There are only two referees. There are no cheerleaders. There are no visits to the mound, no endless succession of pick-off attempts, no cascading pitching changes; the game has neither the time nor the patience for such piffle. There are no huddles, no audibles, no waiting for plays to be radioed into their empty helmets; plays and formations are called on the fly, run from memory, and most often improvised in brilliant bursts of athletic creativity. Each team gets only one timeout. There are fewer television timeouts in a whole game than there are in any quarter of an NFL game. The time between prime scoring chances is usually measured in seconds, not in innings or minutes or hours.
Hockey is home to grace and grit, to brains and brawn, to prolonged periods of brute force followed by sudden explosions of astonishing elegance. It elevates teamwork and celebrates self-sacrifice. It bestows an annual award for sportsmanship and gentlemanly conduct. It inspires awe and honors tradition and does both at once, at the end of each season, when its two best teams meet to win and hold and see their names engraved upon the most hallowed, the most regal, the most revered trophy in all of professional sports.
There is, indeed, a whole lot of something about hockey.

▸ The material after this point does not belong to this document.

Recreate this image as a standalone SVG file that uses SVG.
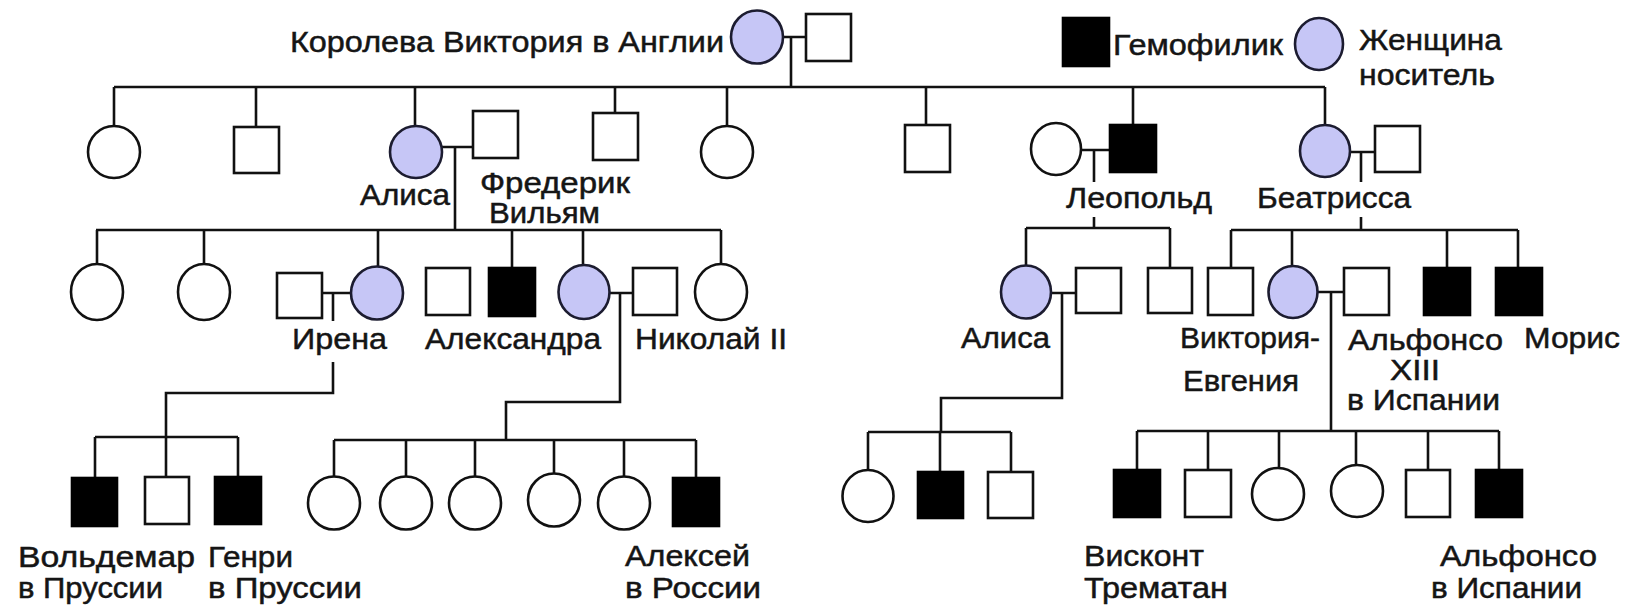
<svg xmlns="http://www.w3.org/2000/svg" width="1640" height="609" viewBox="0 0 1640 609">
<style>
.m{fill:#fff;stroke:#111;stroke-width:2.6}
.h{fill:#000;stroke:#000;stroke-width:2.6}
.c{fill:#fff;stroke:#111;stroke-width:2.6}
.v{fill:#c6c6f6;stroke:#1c1c30;stroke-width:2.6}
.ln{fill:none;stroke:#111;stroke-width:2.6}
text{font-family:"Liberation Sans",Arial,sans-serif;font-size:30px;fill:#151515;stroke:#151515;stroke-width:0.5}
</style>
<rect width="1640" height="609" fill="#fff"/>
<g id="connectors" class="ln">
<path d="M783,37H806M791,37V87M114,87H1325"/>
<path d="M114,87V126M256,87V127M415,87V126M615,87V113M727,87V126M926,87V125M1133,87V125M1325,87V125"/>
<path d="M442,147H473M455,147V230M96,230H721"/>
<path d="M97,230V264M204,230V264M378,230V266M512,230V268M583,230V265M721,230V264"/>
<path d="M1082,150H1110M1094,150V182M1094,217V228M1026,228H1170"/>
<path d="M1026,228V266M1170,228V268"/>
<path d="M1351,152H1375M1361,152V182M1361,217V230M1231,230H1518"/>
<path d="M1231,230V268M1292,230V266M1447,230V268M1518,230V268"/>
<path d="M322,293H351M333,293V321M333,362V393H166V477M95,437H238M95,437V478M238,437V477"/>
<path d="M610,293H633M620,293V402H506V440M334,440H696M334,440V477M406,440V477M475,440V477M554,440V474M624,440V477M696,440V478"/>
<path d="M1050,293H1076M1062,293V398H941V432M868,432H1011M868,432V470M940,432V472M1011,432V472"/>
<path d="M1317,292H1344M1331,292V431M1137,431H1499M1137,431V470M1208,431V470M1279,431V468M1356,431V465M1428,431V470M1499,431V470"/>
</g>
<g id="legend">
<rect class="h" x="1063" y="18" width="46" height="48"/>
<text x="1113" y="55" textLength="170" lengthAdjust="spacingAndGlyphs">Гемофилик</text>
<ellipse class="v" cx="1319" cy="44" rx="24" ry="26"/>
<text x="1359" y="50" textLength="143" lengthAdjust="spacingAndGlyphs">Женщина</text>
<text x="1359" y="85" textLength="136" lengthAdjust="spacingAndGlyphs">носитель</text>
</g>
<g id="victoria"><ellipse class="v" cx="757" cy="37" rx="26" ry="26.5"/>
<text x="290" y="52" textLength="434" lengthAdjust="spacingAndGlyphs">Королева Виктория в Англии</text></g>
<g id="albert"><rect class="m" x="806" y="14" width="45" height="47"/></g>
<g id="g2-1"><ellipse class="c" cx="114" cy="152" rx="26" ry="26"/></g>
<g id="g2-2"><rect class="m" x="234" y="127" width="45" height="46"/></g>
<g id="alice"><ellipse class="v" cx="416" cy="152" rx="26" ry="26"/>
<text x="360" y="205" textLength="90" lengthAdjust="spacingAndGlyphs">Алиса</text></g>
<g id="frederick"><rect class="m" x="473" y="111" width="45" height="47"/>
<text x="480" y="193" textLength="150" lengthAdjust="spacingAndGlyphs">Фредерик</text>
<text x="489" y="223" textLength="111" lengthAdjust="spacingAndGlyphs">Вильям</text></g>
<g id="g2-4"><rect class="m" x="593" y="113" width="45" height="47"/></g>
<g id="g2-5"><ellipse class="c" cx="727" cy="152" rx="26" ry="26"/></g>
<g id="g2-6"><rect class="m" x="905" y="125" width="45" height="47"/></g>
<g id="leopold-wife"><ellipse class="c" cx="1056" cy="149" rx="25" ry="26"/></g>
<g id="leopold"><rect class="h" x="1110" y="125" width="46" height="47"/>
<text x="1066" y="208" textLength="146" lengthAdjust="spacingAndGlyphs">Леопольд</text></g>
<g id="beatrice"><ellipse class="v" cx="1325" cy="151" rx="25" ry="26"/>
<text x="1257" y="208" textLength="154" lengthAdjust="spacingAndGlyphs">Беатрисса</text></g>
<g id="beatrice-husband"><rect class="m" x="1375" y="126" width="45" height="46"/></g>
<g id="g3-1"><ellipse class="c" cx="97" cy="292" rx="26" ry="28"/></g>
<g id="g3-2"><ellipse class="c" cx="204" cy="292" rx="26" ry="28"/></g>
<g id="irene-husband"><rect class="m" x="277" y="273" width="45" height="45"/></g>
<g id="irene"><ellipse class="v" cx="377" cy="293" rx="26" ry="26.5"/>
<text x="292" y="349" textLength="95" lengthAdjust="spacingAndGlyphs">Ирена</text></g>
<g id="g3-4"><rect class="m" x="426" y="268" width="44" height="47"/></g>
<g id="g3-5"><rect class="h" x="489" y="268" width="46" height="48"/></g>
<g id="alexandra"><ellipse class="v" cx="584" cy="292" rx="25.5" ry="27"/>
<text x="425" y="349" textLength="176" lengthAdjust="spacingAndGlyphs">Александра</text></g>
<g id="nicholas"><rect class="m" x="633" y="268" width="44" height="47"/>
<text x="635" y="349" textLength="152" lengthAdjust="spacingAndGlyphs">Николай II</text></g>
<g id="g3-8"><ellipse class="c" cx="721" cy="292" rx="26" ry="28"/></g>
<g id="alice2"><ellipse class="v" cx="1026" cy="292" rx="25" ry="26.5"/>
<text x="961" y="348" textLength="89" lengthAdjust="spacingAndGlyphs">Алиса</text></g>
<g id="alice2-husband"><rect class="m" x="1076" y="268" width="45" height="45"/></g>
<g id="g3-11"><rect class="m" x="1148" y="268" width="44" height="45"/></g>
<g id="g3-12"><rect class="m" x="1208" y="268" width="45" height="47"/></g>
<g id="victoria-eugenie"><ellipse class="v" cx="1293" cy="292" rx="24.5" ry="26"/>
<text x="1180" y="348" textLength="140" lengthAdjust="spacingAndGlyphs">Виктория-</text>
<text x="1183" y="391" textLength="116" lengthAdjust="spacingAndGlyphs">Евгения</text></g>
<g id="alfonso13"><rect class="m" x="1344" y="268" width="45" height="47"/>
<text x="1348" y="350" textLength="155" lengthAdjust="spacingAndGlyphs">Альфонсо</text>
<text x="1390" y="380" textLength="50" lengthAdjust="spacingAndGlyphs">XIII</text>
<text x="1347" y="410" textLength="153" lengthAdjust="spacingAndGlyphs">в Испании</text></g>
<g id="g3-15"><rect class="h" x="1424" y="268" width="46" height="47"/></g>
<g id="maurice"><rect class="h" x="1496" y="268" width="46" height="47"/>
<text x="1524" y="348" textLength="96" lengthAdjust="spacingAndGlyphs">Морис</text></g>
<g id="waldemar"><rect class="h" x="72" y="478" width="45" height="48"/>
<text x="18" y="567" textLength="177" lengthAdjust="spacingAndGlyphs">Вольдемар</text>
<text x="18" y="598" textLength="145" lengthAdjust="spacingAndGlyphs">в Пруссии</text></g>
<g id="g4-2"><rect class="m" x="145" y="477" width="44" height="47"/></g>
<g id="henry"><rect class="h" x="215" y="477" width="46" height="47"/>
<text x="208" y="567" textLength="85" lengthAdjust="spacingAndGlyphs">Генри</text>
<text x="208" y="598" textLength="154" lengthAdjust="spacingAndGlyphs">в Пруссии</text></g>
<g id="g4-4"><ellipse class="c" cx="334" cy="503" rx="26" ry="26.5"/></g>
<g id="g4-5"><ellipse class="c" cx="406" cy="503" rx="26" ry="26.5"/></g>
<g id="g4-6"><ellipse class="c" cx="475" cy="503" rx="26" ry="26.5"/></g>
<g id="g4-7"><ellipse class="c" cx="554" cy="500" rx="26" ry="26.5"/></g>
<g id="g4-8"><ellipse class="c" cx="624" cy="503" rx="26" ry="26.5"/></g>
<g id="alexei"><rect class="h" x="673" y="478" width="46" height="48"/>
<text x="625" y="566" textLength="125" lengthAdjust="spacingAndGlyphs">Алексей</text>
<text x="625" y="598" textLength="136" lengthAdjust="spacingAndGlyphs">в России</text></g>
<g id="g4-10"><ellipse class="c" cx="868" cy="496" rx="25.5" ry="26"/></g>
<g id="g4-11"><rect class="h" x="918" y="472" width="45" height="46"/></g>
<g id="g4-12"><rect class="m" x="988" y="472" width="45" height="46"/></g>
<g id="viscount"><rect class="h" x="1114" y="470" width="46" height="47"/>
<text x="1084" y="566" textLength="120" lengthAdjust="spacingAndGlyphs">Висконт</text>
<text x="1084" y="598" textLength="144" lengthAdjust="spacingAndGlyphs">Трематан</text></g>
<g id="g4-14"><rect class="m" x="1185" y="470" width="46" height="47"/></g>
<g id="g4-15"><ellipse class="c" cx="1278" cy="494" rx="26" ry="26"/></g>
<g id="g4-16"><ellipse class="c" cx="1357" cy="491" rx="26" ry="26"/></g>
<g id="g4-17"><rect class="m" x="1406" y="470" width="44" height="47"/></g>
<g id="alfonso"><rect class="h" x="1476" y="470" width="46" height="47"/>
<text x="1440" y="566" textLength="157" lengthAdjust="spacingAndGlyphs">Альфонсо</text>
<text x="1431" y="598" textLength="151" lengthAdjust="spacingAndGlyphs">в Испании</text></g>
</svg>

Something that, if you don't know, you should know. Something that, most especially, you should see and hear and feel at least once live and in person, at any arena in the country, where the boys of winter (and fall, and spring, and now even summer) ply their trades and prowl their ices with the energy and exuberance and maybe even the innocence of an overgrown bunch of kids who, with nothing more than a piece of rubber, a few friend,s and a frozen pond, believe they can take sixty simple, scintillating minutes and give you the elemental rush of the coolest, greatest, something-est game on earth.